Les Ecrits de Lacan, surnommés malicieusement par certains les "écrans de l''acquis", se veulent justement tout sauf un livre de cours qu'il faudrait potasser pour devenir savant, etr avoir le droit de se croire malin ; en fait, cet ouvrage se veut un paratonnerre contre la bêtise du notable assoupi sur sa réputation, un antidote au psychanalyste-qui-a-tout-compris.
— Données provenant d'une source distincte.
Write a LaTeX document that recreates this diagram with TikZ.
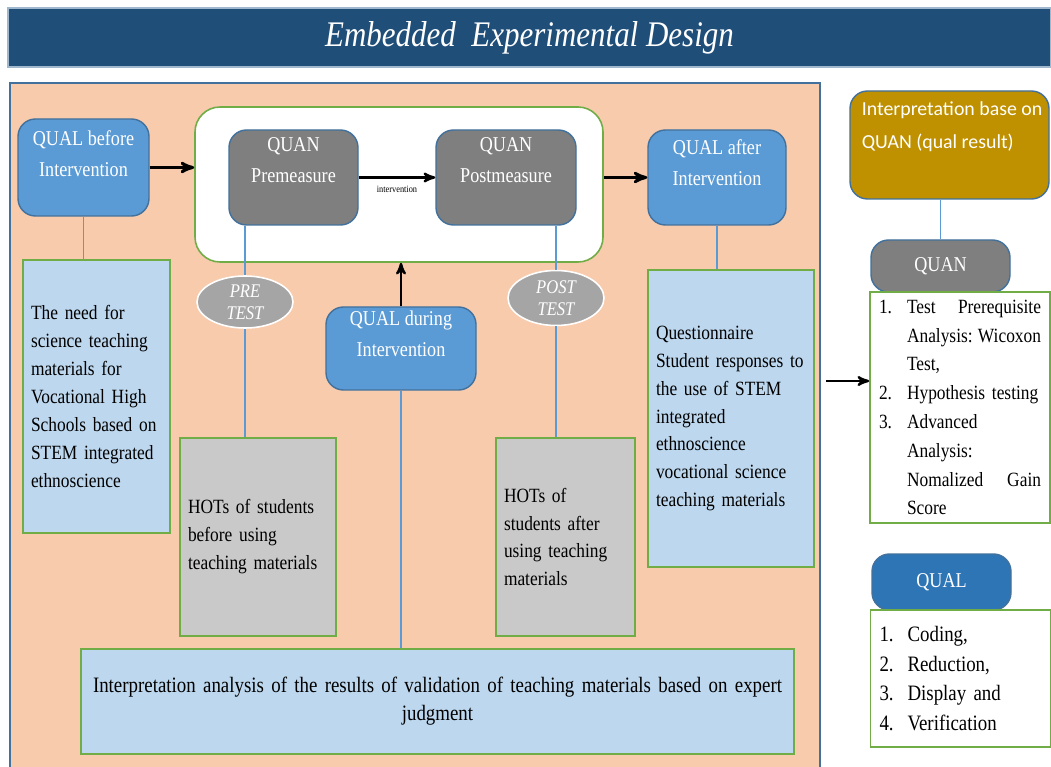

Il est là pour nous rappeler que comprendre est un effort, une construction toujours à recommencer.
Bref, Lacan, probablement animé par le désir d'être une victime, une pierre rejetée d'un ordre du monde qu'il conteste, est un hérétique [...].
C'est en outsider de la pansée que Lacan révolutionne la psychanalyse? Cela, du reste, ne doit pas nous surprendre : ce sont toujours des marginaux qui initient des révolutions.
... Lacan réussira sa rencontre avec le texte même de Freud, dont il sera un lecteur inlassable, et dont il dira avoir tenté de faire un "jardin à la française". Faire d'une pâtisserie viennoise un croissant, avec tout ce que celui-ci peut avoir d'aérien et de structuré, telle est son ambition.
Avant toute chose, peut-être, Lacan adore les fous, et il mène une réflexion novatrice sur les psychoses. Du reste, le journal Libération ne s'y est pas trompé, qui titre le jour de la mort du psychanalyste, en 1981 : "Tout fou Lacan".
Allons-y gaiement puisque, comme le disait Lacan, "plus nous sommes proches de la psychanalyse, plus c'est la véritable psychanalyse".